- What you should do -
Filter the data below for the string "file" and copy each matching line.

Charts and diagrams as code
——————

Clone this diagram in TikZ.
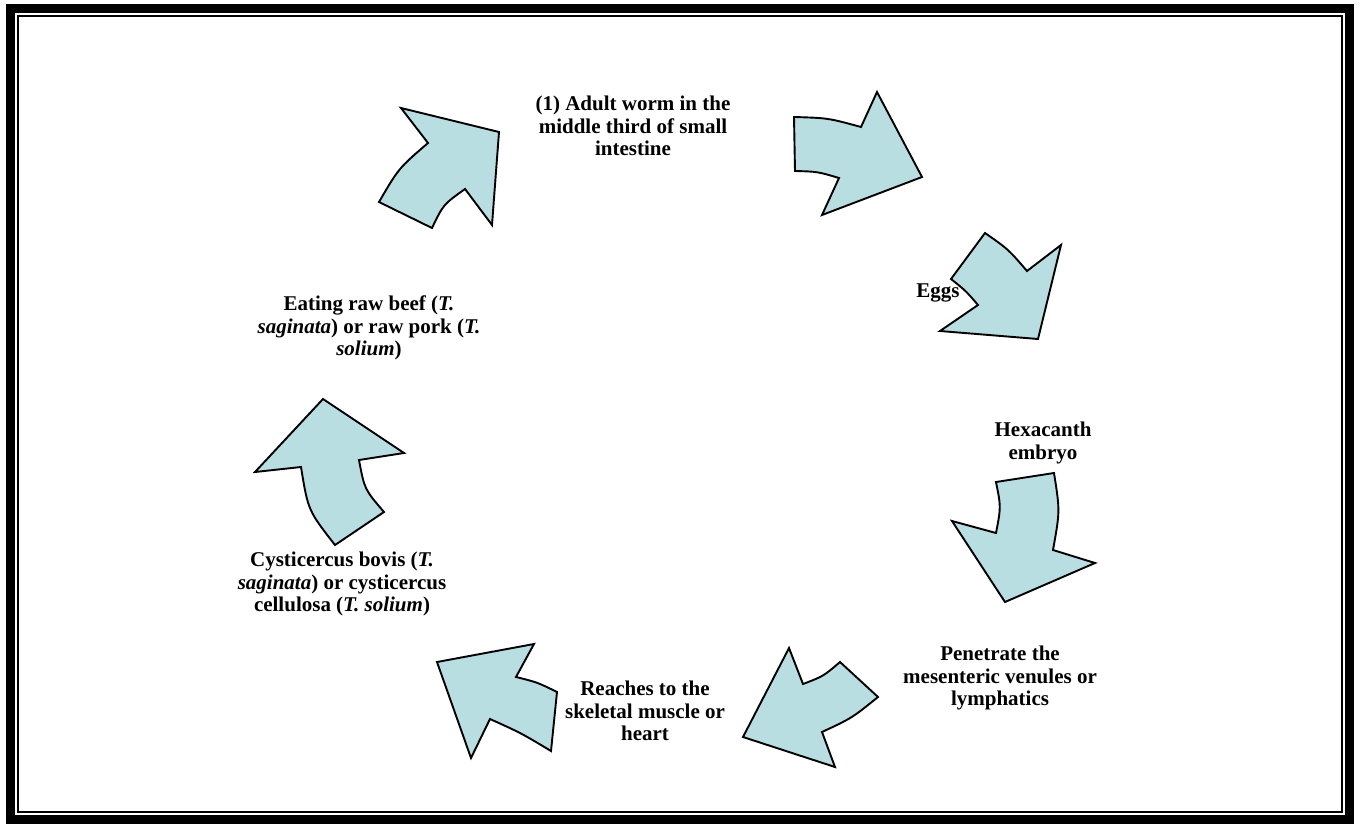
\documentclass[tikz,border=0pt]{standalone}
\usepackage{fontspec}
\setmainfont{Liberation Serif}
\usepackage{tikz}
\usetikzlibrary{positioning}
\definecolor{arrowfill}{RGB}{184,222,226}

\begin{document}
\begin{tikzpicture}[x=1pt, y=-1pt,
					arrowblk/.style={fill=arrowfill, draw=black, line width=1.9pt, line join=miter},
					lbl/.style={font=\fontsize{21}{22.5}\selectfont\bfseries, align=center, anchor=north, inner sep=0pt}]
					\useasboundingbox (0,0) rectangle (1360,828);
					\fill[white] (0,0) rectangle (1360,828);
					\draw[line width=9pt] (10.5,8.5) rectangle (1349.5,819.5);
					\draw[line width=1.5pt] (18,16) rectangle (1342,812);
					\node[lbl] (adult) at (633,95) {\strut(1) Adult worm in the\\ middle third of small\\ intestine};
					\node[lbl] (eggs) at (938,282) {\strut Eggs};
					\node[lbl] (hexa) at (1043,421) {\strut Hexacanth\\ embryo};
					\node[lbl] (penetrate) at (1000,645) {\strut Penetrate the\\ mesenteric venules or\\ lymphatics};
					\node[lbl] (reaches) at (645,680) {\strut Reaches to the\\ skeletal muscle or\\ heart};
					\node[lbl] (cyst) at (342,551) {\strut Cysticercus bovis (\textit{T.}\\ \textit{saginata}) or cysticercus\\ cellulosa (\textit{T. solium})};
					\node[lbl] (eating) at (369,295) {\strut Eating raw beef (\textit{T.}\\ \textit{saginata}) or raw pork (\textit{T.}\\ \textit{solium})};
					\draw[arrowblk] (794,117) .. controls (828,118) .. (861,127) -- (877,92) -- (922,177) -- (822,215) -- (839,178) .. controls (817.5,171.6) .. (795,171) -- cycle;
					\draw[arrowblk] (985,233) .. controls (1008,249) .. (1027,271) -- (1061,245) -- (1038,339) -- (940,331) -- (978,305) .. controls (966,291) .. (951,279) -- cycle;
					\draw[arrowblk] (996,482) -- (1054,473) .. controls (1060,511) .. (1053,550) -- (1095,563) -- (1005,602) -- (952,521) -- (996,533) .. controls (1001,507) .. (996,482) -- cycle;
					\draw[arrowblk] (840,662) -- (878,697) .. controls (852,718) .. (822,732) -- (835,767) -- (743,737) -- (789,648) -- (803,684) .. controls (823.4,676.2) .. (840,662) -- cycle;
					\draw[arrowblk] (534,644) -- (437,662) -- (471,758) -- (490,719) .. controls (521.4,733.2) .. (551,751) -- (557,692) .. controls (537.3,682.3) .. (516,677) -- cycle;
					\draw[arrowblk] (323,399) -- (404,453) -- (359,460) .. controls (364.5,489.3) .. (384,512) -- (335,545) .. controls (308.1,510.5) .. (301,467) -- (255,472) -- cycle;
					\draw[arrowblk] (401,108) -- (499,132) -- (492,225) -- (465,189) .. controls (443.3,204.5) .. (432,228) -- (379,202) .. controls (398.7,168.2) .. (428,143) -- cycle;
					\end{tikzpicture}
\end{document}
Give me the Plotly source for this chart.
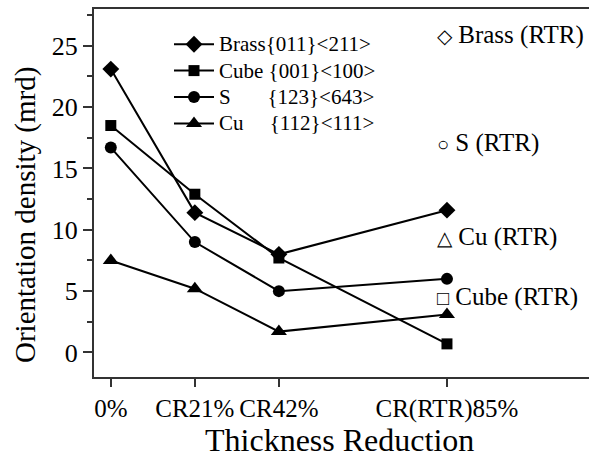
import plotly.graph_objects as go

# Thickness reduction steps (plotted on an ordinal position scale)
reduction_labels = ["0%", "CR21%", "CR42%", "CR(RTR)85%"]
reduction_pos = [0, 1, 2, 4]

# Orientation density (mrd) of each texture component
brass = [23.1, 11.4, 8.0, 11.6]
cube = [18.5, 12.9, 7.7, 0.7]
s_comp = [16.7, 9.0, 5.0, 6.0]
cu = [7.5, 5.2, 1.7, 3.1]

NB = "\u00a0"
series_names = [
    "Brass{011}<211>",
    "Cube" + NB + "{001}<100>",
    "S" + NB * 7 + "{123}<643>",
    "Cu" + NB * 5 + "{112}<111>",
]
series_values = [brass, cube, s_comp, cu]
series_symbols = ["diamond", "square", "circle", "triangle-up"]
series_sizes = [13, 11, 12, 14]

# RTR reference components, listed beside the final step
rtr_symbols = ["\u25c7", "\u25cb", "\u25b3", "\u25a1"]
rtr_labels = ["Brass (RTR)", "S (RTR)", "Cu (RTR)", "Cube (RTR)"]

FONT = "Liberation Serif"
AXIS_COLOR = "#333333"

fig = go.Figure()
for name, vals, sym, size in zip(series_names, series_values, series_symbols, series_sizes):
    fig.add_trace(go.Scatter(
        x=reduction_pos, y=vals,
        name=f"<span style='font-size:21px'>{name}</span>",
        mode="lines+markers",
        line=dict(color="black", width=2),
        marker=dict(symbol=sym, size=size, color="black", line=dict(width=0)),
    ))

# paper-coordinate helpers for the label layout
W, H = 589, 464
ML, MR, MT, MB = 94, 0, 9, 87
PW, PH = W - ML - MR, H - MT - MB


def px_x(x):
    return (x - ML) / PW


def px_y(y):
    return (H - MB - y) / PH


annotations = []
for sym, label, ypix in zip(rtr_symbols, rtr_labels, [35, 143, 237, 297]):
    annotations.append(dict(
        text=f"<span style='font-size:20px'>{sym}</span> {label}",
        xref="paper", yref="paper", x=px_x(435), y=px_y(ypix),
        xanchor="left", yanchor="middle", showarrow=False,
        font=dict(family=FONT, size=25, color="black"),
    ))

annotations.append(dict(
    text="Orientation density (mrd)", textangle=-90,
    xref="paper", yref="paper", x=px_x(26), y=px_y(215),
    xanchor="center", yanchor="middle", showarrow=False,
    font=dict(family=FONT, size=29, color="black"),
))
annotations.append(dict(
    text="Thickness Reduction",
    xref="paper", yref="paper", x=px_x(339), y=px_y(440),
    xanchor="center", yanchor="middle", showarrow=False,
    font=dict(family=FONT, size=32, color="black"),
))

fig.update_layout(
    width=W, height=H,
    margin=dict(l=ML, r=MR, t=MT, b=MB, pad=0),
    paper_bgcolor="white", plot_bgcolor="white",
    font=dict(family=FONT, color="black"),
    showlegend=True,
    legend=dict(
        x=px_x(169), y=px_y(26), xanchor="left", yanchor="top",
        bgcolor="rgba(0,0,0,0)", borderwidth=0,
        font=dict(family=FONT, size=18, color="black"),
        itemwidth=40, tracegroupgap=0,
    ),
    annotations=annotations,
)

fig.update_xaxes(
    range=[-0.2, 5.69], tickmode="array",
    tickvals=reduction_pos, ticktext=reduction_labels,
    showline=True, linecolor=AXIS_COLOR, linewidth=2, mirror=True,
    ticks="outside", ticklen=8, tickwidth=2, tickcolor=AXIS_COLOR,
    tickfont=dict(family=FONT, size=25, color="black"),
    showgrid=False, zeroline=False,
)
fig.update_yaxes(
    range=[-2.0, 28.0], tickmode="linear", tick0=0, dtick=5,
    showline=True, linecolor=AXIS_COLOR, linewidth=2, mirror=False,
    ticks="outside", ticklen=9, tickwidth=2, tickcolor=AXIS_COLOR,
    minor=dict(ticks="outside", ticklen=5, tickwidth=1.5, dtick=2.5, tickcolor=AXIS_COLOR, showgrid=False),
    tickfont=dict(family=FONT, size=26, color="black"),
    showgrid=False, zeroline=False,
)

fig.write_html("out.html")
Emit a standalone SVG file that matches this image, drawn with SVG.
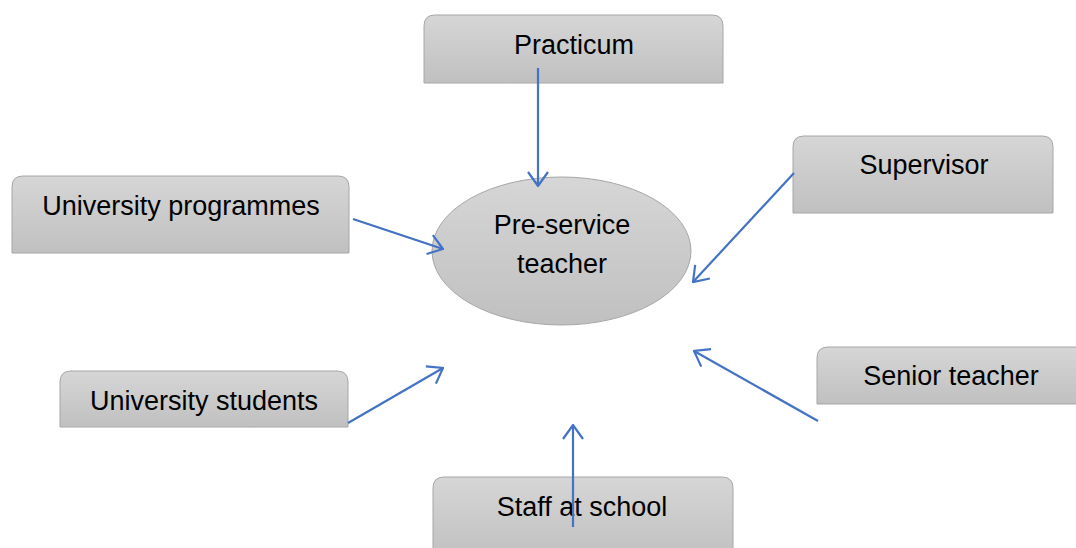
<svg xmlns="http://www.w3.org/2000/svg" width="1076" height="548" viewBox="0 0 1076 548">
<defs>
<linearGradient id="g" x1="0" y1="0" x2="0" y2="1">
<stop offset="0" stop-color="#d6d6d6"/>
<stop offset="1" stop-color="#c0c0c0"/>
</linearGradient>
<marker id="ah" viewBox="0 0 16 22" refX="15" refY="11" markerWidth="16" markerHeight="22" markerUnits="userSpaceOnUse" orient="auto">
<path d="M1,1 L15,11 L1,21" fill="none" stroke="#4472c4" stroke-width="2.2"/>
</marker>
</defs>
<style>
.box{fill:url(#g);stroke:#a6a6a6;stroke-width:1}
.t{font-family:"Liberation Sans",Arial,sans-serif;font-size:27px;fill:#000;text-anchor:middle}
.c{stroke:#4472c4;stroke-width:2.2;fill:none;marker-end:url(#ah)}
</style>
<rect width="1076" height="548" fill="#fff"/>
<g id="practicum">
<path class="box" d="M424,83 L424,26 Q424,15 435,15 L712,15 Q723,15 723,26 L723,83 Z"/>
<text class="t" x="574" y="54">Practicum</text>
</g>
<g id="univ-programmes">
<path class="box" d="M12,253 L12,187 Q12,176 23,176 L338,176 Q349,176 349,187 L349,253 Z"/>
<text class="t" x="181" y="215">University programmes</text>
</g>
<g id="supervisor">
<path class="box" d="M793,213 L793,147 Q793,136 804,136 L1042,136 Q1053,136 1053,147 L1053,213 Z"/>
<text class="t" x="924" y="174">Supervisor</text>
</g>
<g id="univ-students">
<path class="box" d="M60,427 L60,382 Q60,371 71,371 L337,371 Q348,371 348,382 L348,427 Z"/>
<text class="t" x="204" y="410">University students</text>
</g>
<g id="senior-teacher">
<path class="box" d="M817,404 L817,358 Q817,347 828,347 L1080,347 L1080,404 Z"/>
<text class="t" x="951" y="385">Senior teacher</text>
</g>
<g id="staff-school">
<path class="box" d="M433,560 L433,488 Q433,477 444,477 L722,477 Q733,477 733,488 L733,560 Z"/>
<text class="t" x="582" y="516">Staff at school</text>
</g>
<g id="pre-service">
<ellipse class="box" cx="561.5" cy="251" rx="129.5" ry="74"/>
<text class="t" x="562" y="234">Pre-service</text>
<text class="t" x="562" y="273">teacher</text>
</g>
<g id="connectors">
<line class="c" x1="538" y1="68" x2="538" y2="186"/>
<line class="c" x1="353" y1="219" x2="443" y2="249"/>
<line class="c" x1="794" y1="173" x2="693" y2="282"/>
<line class="c" x1="348" y1="423" x2="443" y2="368"/>
<line class="c" x1="818" y1="421" x2="694" y2="351"/>
<line class="c" x1="573" y1="527" x2="573" y2="425"/>
</g>
</svg>
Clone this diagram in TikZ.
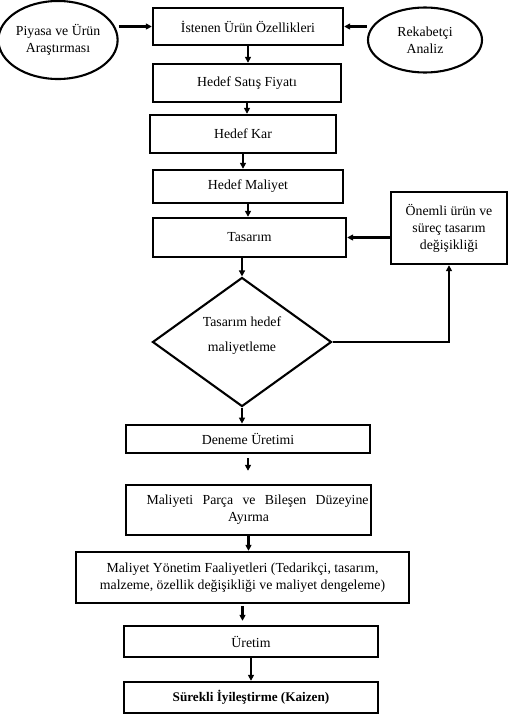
\documentclass[tikz,border=0pt]{standalone}
\usepackage{fontspec}
\setmainfont{Liberation Serif}
\usetikzlibrary{arrows.meta,shapes.geometric}

\begin{document}
\begin{tikzpicture}[x=1pt,y=-1pt,>={Triangle[length=6pt,width=6pt]},line width=2.1pt,
    font=\fontsize{13.8}{17}\selectfont,
    kutu/.style={draw,rectangle,inner sep=2pt,align=center,line width=2.4pt},
    elips/.style={draw,ellipse,inner sep=0pt,align=center},
    karar/.style={draw,diamond,inner sep=0pt,align=center,text depth=16pt}]

    \useasboundingbox (0,0) rectangle (510,718);

    % ust kisim
    \node[elips, minimum width=112pt, minimum height=78pt] (0) at (58,40) {Piyasa ve Ürün\\Araştırması};
    \node[kutu, minimum width=190pt, minimum height=37pt] (1) at (248,26.5) {İstenen Ürün Özellikleri};
    \node[elips, minimum width=114pt, minimum height=65pt] (2) at (425,40) {Rekabetçi\\Analiz};

    \node[kutu, minimum width=188pt, minimum height=38pt] (3) at (247,83) {Hedef Satış Fiyatı};
    \node[kutu, minimum width=186pt, minimum height=38pt] (4) at (243,134) {Hedef Kar};
    \node[kutu, minimum width=190pt, minimum height=33pt] (5) at (248,186.5) {Hedef Maliyet};
    \node[kutu, minimum width=193pt, minimum height=39pt] (6) at (249.5,237.5) {Tasarım};
    \node[kutu, minimum width=116pt, minimum height=72pt] (7) at (449,228) {Önemli ürün ve\\süreç tasarım\\değişikliği};

    \node[karar, minimum width=179pt, minimum height=121pt] (8) at (242,342) {Tasarım hedef\\[8pt]maliyetleme};

    % alt kisim
    \node[kutu, minimum width=244pt, minimum height=28pt, line width=2.8pt] (9) at (248,439) {Deneme Üretimi};
    \node[kutu, minimum width=245pt, minimum height=50pt] (10) at (248.5,510) {\hspace*{18pt}\makebox[222pt][s]{Maliyeti Parça ve Bileşen Düzeyine}\\Ayırma};
    \node[kutu, minimum width=333pt, minimum height=51pt] (11) at (242.5,577.5) {Maliyet Yönetim Faaliyetleri (Tedarikçi, tasarım,\\malzeme, özellik değişikliği ve maliyet dengeleme)};
    \node[kutu, minimum width=254pt, minimum height=31pt] (12) at (251,641.5) {Üretim};
    \node[kutu, minimum width=254pt, minimum height=31pt, font=\fontsize{13.2}{16}\selectfont\bfseries] (13) at (251,697.5) {Sürekli İyileştirme (Kaizen)};

    \path[->]
    (0.east |- 1.west) edge (1.west)
    (2.west |- 1.east) edge (1.east)
    (1.south) edge (1.south |- 3.north)
    (3.south) edge (3.south |- 4.north)
    (4.south) edge (4.south |- 5.north)
    (5.south) edge (5.south |- 6.north)
    (6.south -| 8.north) edge (8.north)
    (7.west |- 6.east) edge (6.east)
    (8.south) edge (8.south |- 9.north)
    (9.south) edge [shorten <=4pt, shorten >=13pt] (9.south |- 10.north)
    (10.south) edge (10.south |- 11.north)
    (11.south) edge [shorten <=2pt, shorten >=4pt] (11.south |- 12.north)
    (12.south) edge (12.south |- 13.north)
    ;
    \draw[->] (8.east) -| (7.south);
\end{tikzpicture}
\end{document}
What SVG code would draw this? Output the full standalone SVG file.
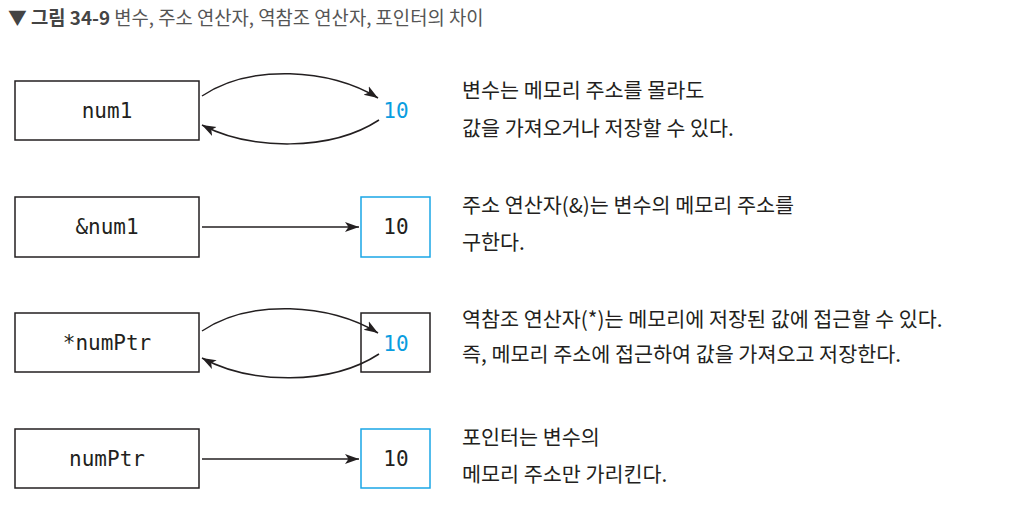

——————

- Result of the exercise -
Emit a standalone SVG file that matches this image, drawn with SVG.
What SVG code would draw this? Output the full standalone SVG file.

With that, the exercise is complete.